begin Supplied entries
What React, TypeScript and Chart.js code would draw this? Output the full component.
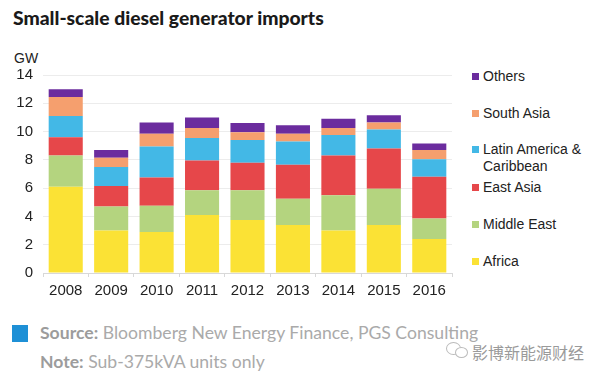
import React, { useEffect, useRef } from "react";
import { Chart, registerables } from "chart.js";

Chart.register(...registerables);

const years = ["2008", "2009", "2010", "2011", "2012", "2013", "2014", "2015", "2016"];
const africa = [6.1, 3.0, 2.9, 4.1, 3.75, 3.4, 3.0, 3.4, 2.4];
const middleEast = [2.2, 1.7, 1.85, 1.75, 2.1, 1.85, 2.5, 2.55, 1.45];
const eastAsia = [1.3, 1.45, 2.0, 2.1, 1.95, 2.4, 2.8, 2.85, 2.95];
const latinAmerica = [1.5, 1.35, 2.2, 1.6, 1.6, 1.65, 1.45, 1.35, 1.25];
const southAsia = [1.35, 0.65, 0.9, 0.7, 0.55, 0.55, 0.5, 0.5, 0.65];
const others = [0.55, 0.55, 0.8, 0.75, 0.65, 0.6, 0.65, 0.5, 0.45];
const yTicks = [0, 2, 4, 6, 8, 10, 12, 14];

const series = [
  { label: "Africa", data: africa, color: "#FBE235" },
  { label: "Middle East", data: middleEast, color: "#B4D47F" },
  { label: "East Asia", data: eastAsia, color: "#E6474A" },
  { label: "Latin America & Caribbean", data: latinAmerica, color: "#43B8E6" },
  { label: "South Asia", data: southAsia, color: "#F59F6E" },
  { label: "Others", data: others, color: "#6B2C9E" },
];

const legendItems = [
  { lines: ["Others"], color: "#6B2C9E", top: 68 },
  { lines: ["South Asia"], color: "#F59F6E", top: 105 },
  { lines: ["Latin America &", "Caribbean"], color: "#43B8E6", top: 141 },
  { lines: ["East Asia"], color: "#E6474A", top: 179 },
  { lines: ["Middle East"], color: "#B4D47F", top: 216 },
  { lines: ["Africa"], color: "#FBE235", top: 253 },
];

export default function App() {
  const ref = useRef<HTMLCanvasElement | null>(null);

  useEffect(() => {
    document.body.style.margin = "0";
    const canvas = ref.current;
    if (!canvas) return;
    const chart = new Chart(canvas, {
      type: "bar",
      data: {
        labels: years,
        datasets: series.map((s) => ({
          label: s.label,
          data: s.data,
          backgroundColor: s.color,
          borderWidth: 0,
          barPercentage: 0.75,
          categoryPercentage: 1,
        })),
      },
      options: {
        responsive: false,
        animation: false,
        layout: { padding: { top: 25, right: 8, left: 0, bottom: 0 } },
        plugins: { legend: { display: false }, tooltip: { enabled: false } },
        scales: {
          x: {
            stacked: true,
            grid: { drawOnChartArea: false, color: "#d8d8d8", tickLength: 4 },
            border: { color: "#d8d8d8" },
            ticks: {
              color: "#222",
              font: { family: "'Liberation Sans', Arial, sans-serif", size: 15 },
              padding: 5,
            },
            afterFit: (scale: any) => {
              scale.height = 27;
            },
          },
          y: {
            stacked: true,
            min: 0,
            max: 14,
            afterBuildTicks: (scale: any) => {
              scale.ticks = yTicks.map((v) => ({ value: v }));
            },
            grid: { color: "#ececec", drawTicks: false },
            border: { display: false },
            ticks: {
              color: "#222",
              font: { family: "'Liberation Sans', Arial, sans-serif", size: 15 },
              padding: 10,
            },
            afterFit: (scale: any) => {
              scale.width = 43;
            },
          },
        },
      },
    });
    return () => chart.destroy();
  }, []);

  const sans = "'Liberation Sans', Arial, sans-serif";

  return (
    <div style={{ position: "relative", width: 589, height: 380, background: "#fff", overflow: "hidden" }}>
      <div
        style={{
          position: "absolute",
          left: 13,
          top: 6,
          fontFamily: "Lato, sans-serif",
          fontWeight: 900,
          fontSize: 19.3,
          color: "#1a1a1a",
          whiteSpace: "nowrap",
        }}
      >
        Small-scale diesel generator imports
      </div>
      <div style={{ position: "absolute", left: 14, top: 50, fontFamily: sans, fontSize: 14, color: "#222" }}>GW</div>
      <canvas ref={ref} width={460} height={250} style={{ position: "absolute", left: 0, top: 50 }} />
      {legendItems.map((it) => (
        <div key={it.lines[0]} style={{ position: "absolute", left: 472, top: it.top, fontFamily: sans, fontSize: 14, color: "#222", lineHeight: "17px" }}>
          <span style={{ position: "absolute", left: 0, top: 5, width: 7, height: 7, background: it.color }} />
          <div style={{ marginLeft: 11, whiteSpace: "nowrap" }}>
            {it.lines.map((l) => (
              <div key={l}>{l}</div>
            ))}
          </div>
        </div>
      ))}
      <div style={{ position: "absolute", left: 12, top: 325, width: 16, height: 17, background: "#1E90D6" }} />
      <div style={{ position: "absolute", left: 40, top: 322, fontFamily: "Lato, sans-serif", fontSize: 17.6, color: "#aaaaaa", whiteSpace: "nowrap" }}>
        <span style={{ fontWeight: 700, color: "#9c9c9c" }}>Source:</span> Bloomberg New Energy Finance, PGS Consulting
      </div>
      <div style={{ position: "absolute", left: 40, top: 351, fontFamily: "Lato, sans-serif", fontSize: 17.6, color: "#aaaaaa", whiteSpace: "nowrap" }}>
        <span style={{ fontWeight: 700, color: "#9c9c9c" }}>Note:</span> Sub-375kVA units only
      </div>
      <div style={{ position: "absolute", left: 446, top: 342, width: 13, height: 11, border: "1px solid #bbb", borderRadius: "50%" }} />
      <div style={{ position: "absolute", left: 455, top: 347, width: 11, height: 9, border: "1px solid #bbb", borderRadius: "50%", background: "#fff" }} />
      <div style={{ position: "absolute", left: 472, top: 340, fontFamily: "'Noto Sans CJK SC', sans-serif", fontSize: 16, color: "#9a9a9a", whiteSpace: "nowrap" }}>
        影博新能源财经
      </div>
    </div>
  );
}
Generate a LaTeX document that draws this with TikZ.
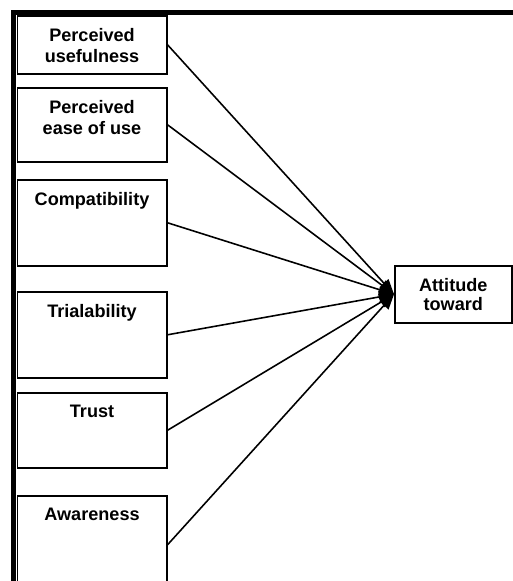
\documentclass[tikz,border=0pt]{standalone}
\usepackage{fontspec}
\setmainfont{Liberation Sans}
\usetikzlibrary{arrows.meta,positioning}

\begin{document}
\begin{tikzpicture}[x=0.02cm, y=-0.02cm,
    every node/.style={font=\fontsize{10.3}{12}\selectfont\bfseries},
    factor/.style={draw, line width=0.9pt, minimum width=2.99cm, anchor=north west, inner sep=0pt},
    caption/.style={anchor=north, inner sep=0pt, align=center},
    link/.style={line width=0.9pt, -{Triangle[length=3mm, width=2.4mm]}}]
    \useasboundingbox (0,0) rectangle (512,581);
    % Frame
    \draw[line width=2.85pt] (13.5,600) -- (13.5,12.7) -- (515,12.7);
    % Factors
    \node[factor, minimum height=1.16cm] (pu) at (16.5,15) {};
    \node[factor, minimum height=1.48cm] (peou) at (16.5,87) {};
    \node[factor, minimum height=1.72cm] (comp) at (16.5,179) {};
    \node[factor, minimum height=1.72cm] (tri) at (16.5,291) {};
    \node[factor, minimum height=1.50cm] (trust) at (16.5,392) {};
    \node[factor, minimum height=1.96cm] (aware) at (16.5,495) {};
    % Factor labels
    \node[caption] (pulbl) at ([yshift=-0.26cm]pu.north) {Perceived\\usefulness};
    \node[caption] (peoulbl) at ([yshift=-0.26cm]peou.north) {Perceived\\ease of use};
    \node[caption] (complbl) at ([yshift=-0.26cm]comp.north) {Compatibility};
    \node[caption] (trilbl) at ([yshift=-0.26cm]tri.north) {Trialability};
    \node[caption] (trustlbl) at ([yshift=-0.26cm]trust.north) {Trust};
    \node[caption] (awarelbl) at ([yshift=-0.26cm]aware.north) {Awareness};
    % Attitude
    \node[factor, minimum width=2.34cm, minimum height=1.14cm, align=center] (att) at (394,265) {Attitude\\[-1.2pt]toward};
    % Links
    \foreach \f in {pu,peou,comp,tri,trust,aware} {
        \draw[link] (\f.east) -- (att.west);
    }
\end{tikzpicture}
\end{document}
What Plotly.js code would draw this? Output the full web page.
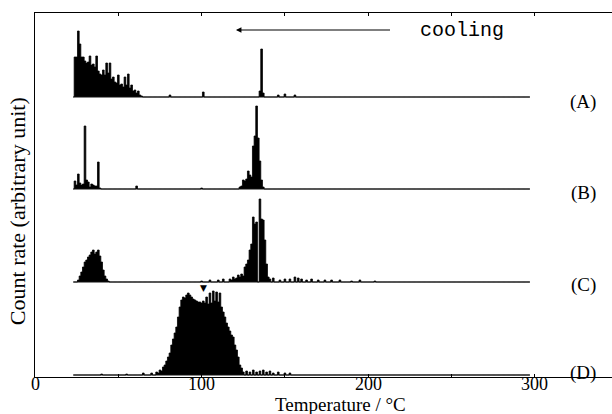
end Supplied entries
◆ **What is being asked**
From the top of the listing above, repeat each line exactly until you reach the line containing "const yTicks = [0, 2, 4, 6, 8, 10, 12, 14];", and repeat that one too. Leave the pictures out.

◆ **Exercise result**
What React, TypeScript and Chart.js code would draw this? Output the full component.
import React, { useEffect, useRef } from "react";
import { Chart, registerables } from "chart.js";

Chart.register(...registerables);

const years = ["2008", "2009", "2010", "2011", "2012", "2013", "2014", "2015", "2016"];
const africa = [6.1, 3.0, 2.9, 4.1, 3.75, 3.4, 3.0, 3.4, 2.4];
const middleEast = [2.2, 1.7, 1.85, 1.75, 2.1, 1.85, 2.5, 2.55, 1.45];
const eastAsia = [1.3, 1.45, 2.0, 2.1, 1.95, 2.4, 2.8, 2.85, 2.95];
const latinAmerica = [1.5, 1.35, 2.2, 1.6, 1.6, 1.65, 1.45, 1.35, 1.25];
const southAsia = [1.35, 0.65, 0.9, 0.7, 0.55, 0.55, 0.5, 0.5, 0.65];
const others = [0.55, 0.55, 0.8, 0.75, 0.65, 0.6, 0.65, 0.5, 0.45];
const yTicks = [0, 2, 4, 6, 8, 10, 12, 14];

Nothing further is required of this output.